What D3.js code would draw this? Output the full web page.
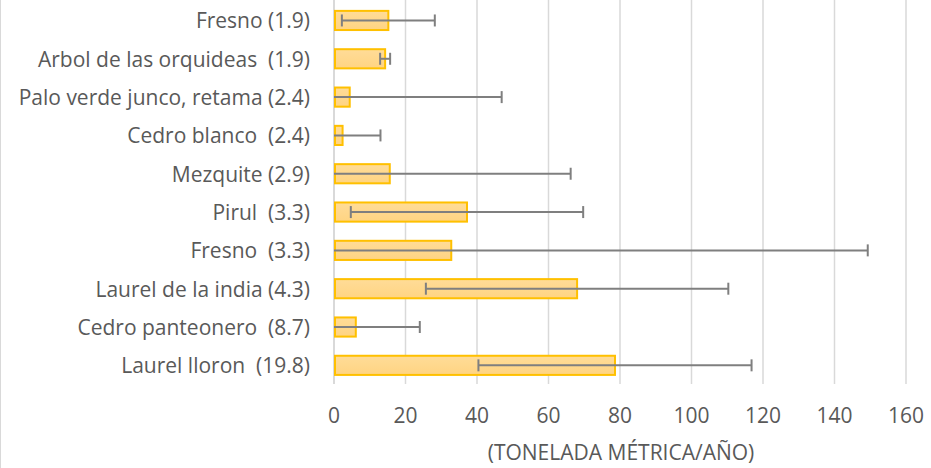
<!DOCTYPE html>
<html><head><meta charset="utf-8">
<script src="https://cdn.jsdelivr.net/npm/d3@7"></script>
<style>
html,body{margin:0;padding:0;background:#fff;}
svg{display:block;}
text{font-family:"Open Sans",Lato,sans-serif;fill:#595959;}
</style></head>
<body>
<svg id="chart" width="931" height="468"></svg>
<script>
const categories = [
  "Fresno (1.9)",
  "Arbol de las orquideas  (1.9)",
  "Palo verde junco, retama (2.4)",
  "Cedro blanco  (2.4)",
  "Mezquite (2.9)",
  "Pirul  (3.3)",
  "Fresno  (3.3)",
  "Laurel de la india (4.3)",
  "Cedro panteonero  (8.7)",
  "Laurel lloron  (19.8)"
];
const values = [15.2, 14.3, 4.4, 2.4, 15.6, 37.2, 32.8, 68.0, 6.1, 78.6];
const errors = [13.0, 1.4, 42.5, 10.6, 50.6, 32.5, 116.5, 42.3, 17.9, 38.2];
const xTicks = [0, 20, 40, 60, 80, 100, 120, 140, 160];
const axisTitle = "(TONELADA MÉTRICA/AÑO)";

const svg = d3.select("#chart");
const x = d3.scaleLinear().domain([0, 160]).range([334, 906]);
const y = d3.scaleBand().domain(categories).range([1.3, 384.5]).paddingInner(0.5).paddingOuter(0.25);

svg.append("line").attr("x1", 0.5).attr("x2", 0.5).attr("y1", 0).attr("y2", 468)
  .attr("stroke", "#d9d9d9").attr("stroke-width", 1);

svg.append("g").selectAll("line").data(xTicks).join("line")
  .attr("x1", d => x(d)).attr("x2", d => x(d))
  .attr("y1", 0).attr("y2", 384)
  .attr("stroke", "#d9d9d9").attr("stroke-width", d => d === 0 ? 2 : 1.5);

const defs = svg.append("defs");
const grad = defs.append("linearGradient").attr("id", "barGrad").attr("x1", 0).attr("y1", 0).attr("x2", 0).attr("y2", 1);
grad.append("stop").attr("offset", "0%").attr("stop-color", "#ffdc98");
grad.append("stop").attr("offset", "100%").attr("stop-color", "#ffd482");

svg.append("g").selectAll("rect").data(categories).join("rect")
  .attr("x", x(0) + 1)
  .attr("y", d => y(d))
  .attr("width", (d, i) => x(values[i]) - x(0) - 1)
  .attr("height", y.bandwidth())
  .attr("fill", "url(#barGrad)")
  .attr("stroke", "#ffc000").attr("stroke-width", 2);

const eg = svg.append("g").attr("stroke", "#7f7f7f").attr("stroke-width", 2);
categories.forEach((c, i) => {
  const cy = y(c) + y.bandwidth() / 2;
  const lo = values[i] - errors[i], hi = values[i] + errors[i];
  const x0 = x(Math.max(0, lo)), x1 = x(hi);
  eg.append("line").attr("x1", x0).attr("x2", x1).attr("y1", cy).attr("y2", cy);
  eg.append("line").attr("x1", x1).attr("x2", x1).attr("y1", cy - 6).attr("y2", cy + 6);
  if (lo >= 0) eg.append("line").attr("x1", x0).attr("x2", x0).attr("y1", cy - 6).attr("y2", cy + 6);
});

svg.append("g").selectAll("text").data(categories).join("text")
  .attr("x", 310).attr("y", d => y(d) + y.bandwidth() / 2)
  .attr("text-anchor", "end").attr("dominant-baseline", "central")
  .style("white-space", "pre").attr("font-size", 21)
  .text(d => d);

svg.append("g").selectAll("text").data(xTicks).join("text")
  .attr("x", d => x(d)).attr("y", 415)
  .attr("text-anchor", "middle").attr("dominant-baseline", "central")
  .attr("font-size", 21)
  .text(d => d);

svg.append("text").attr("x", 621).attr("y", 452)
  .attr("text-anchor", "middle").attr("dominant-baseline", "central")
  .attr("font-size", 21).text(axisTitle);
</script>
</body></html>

### Short task
Output the data exactly. Pictures don't belong in the result.

### Answer to the task
What D3.js code would draw this? Output the full web page.
<!DOCTYPE html>
<html><head><meta charset="utf-8">
<script src="https://cdn.jsdelivr.net/npm/d3@7"></script>
<style>
html,body{margin:0;padding:0;background:#fff;}
svg{display:block;}
text{font-family:"Open Sans",Lato,sans-serif;fill:#595959;}
</style></head>
<body>
<svg id="chart" width="931" height="468"></svg>
<script>
const categories = [
  "Fresno (1.9)",
  "Arbol de las orquideas  (1.9)",
  "Palo verde junco, retama (2.4)",
  "Cedro blanco  (2.4)",
  "Mezquite (2.9)",
  "Pirul  (3.3)",
  "Fresno  (3.3)",
  "Laurel de la india (4.3)",
  "Cedro panteonero  (8.7)",
  "Laurel lloron  (19.8)"
];
const values = [15.2, 14.3, 4.4, 2.4, 15.6, 37.2, 32.8, 68.0, 6.1, 78.6];
const errors = [13.0, 1.4, 42.5, 10.6, 50.6, 32.5, 116.5, 42.3, 17.9, 38.2];
const xTicks = [0, 20, 40, 60, 80, 100, 120, 140, 160];
const axisTitle = "(TONELADA MÉTRICA/AÑO)";

const svg = d3.select("#chart");
const x = d3.scaleLinear().domain([0, 160]).range([334, 906]);
const y = d3.scaleBand().domain(categories).range([1.3, 384.5]).paddingInner(0.5).paddingOuter(0.25);

svg.append("line").attr("x1", 0.5).attr("x2", 0.5).attr("y1", 0).attr("y2", 468)
  .attr("stroke", "#d9d9d9").attr("stroke-width", 1);

svg.append("g").selectAll("line").data(xTicks).join("line")
  .attr("x1", d => x(d)).attr("x2", d => x(d))
  .attr("y1", 0).attr("y2", 384)
  .attr("stroke", "#d9d9d9").attr("stroke-width", d => d === 0 ? 2 : 1.5);

const defs = svg.append("defs");
const grad = defs.append("linearGradient").attr("id", "barGrad").attr("x1", 0).attr("y1", 0).attr("x2", 0).attr("y2", 1);
grad.append("stop").attr("offset", "0%").attr("stop-color", "#ffdc98");
grad.append("stop").attr("offset", "100%").attr("stop-color", "#ffd482");

svg.append("g").selectAll("rect").data(categories).join("rect")
  .attr("x", x(0) + 1)
  .attr("y", d => y(d))
  .attr("width", (d, i) => x(values[i]) - x(0) - 1)
  .attr("height", y.bandwidth())
  .attr("fill", "url(#barGrad)")
  .attr("stroke", "#ffc000").attr("stroke-width", 2);

const eg = svg.append("g").attr("stroke", "#7f7f7f").attr("stroke-width", 2);
categories.forEach((c, i) => {
  const cy = y(c) + y.bandwidth() / 2;
  const lo = values[i] - errors[i], hi = values[i] + errors[i];
  const x0 = x(Math.max(0, lo)), x1 = x(hi);
  eg.append("line").attr("x1", x0).attr("x2", x1).attr("y1", cy).attr("y2", cy);
  eg.append("line").attr("x1", x1).attr("x2", x1).attr("y1", cy - 6).attr("y2", cy + 6);
  if (lo >= 0) eg.append("line").attr("x1", x0).attr("x2", x0).attr("y1", cy - 6).attr("y2", cy + 6);
});

svg.append("g").selectAll("text").data(categories).join("text")
  .attr("x", 310).attr("y", d => y(d) + y.bandwidth() / 2)
  .attr("text-anchor", "end").attr("dominant-baseline", "central")
  .style("white-space", "pre").attr("font-size", 21)
  .text(d => d);

svg.append("g").selectAll("text").data(xTicks).join("text")
  .attr("x", d => x(d)).attr("y", 415)
  .attr("text-anchor", "middle").attr("dominant-baseline", "central")
  .attr("font-size", 21)
  .text(d => d);

svg.append("text").attr("x", 621).attr("y", 452)
  .attr("text-anchor", "middle").attr("dominant-baseline", "central")
  .attr("font-size", 21).text(axisTitle);
</script>
</body></html>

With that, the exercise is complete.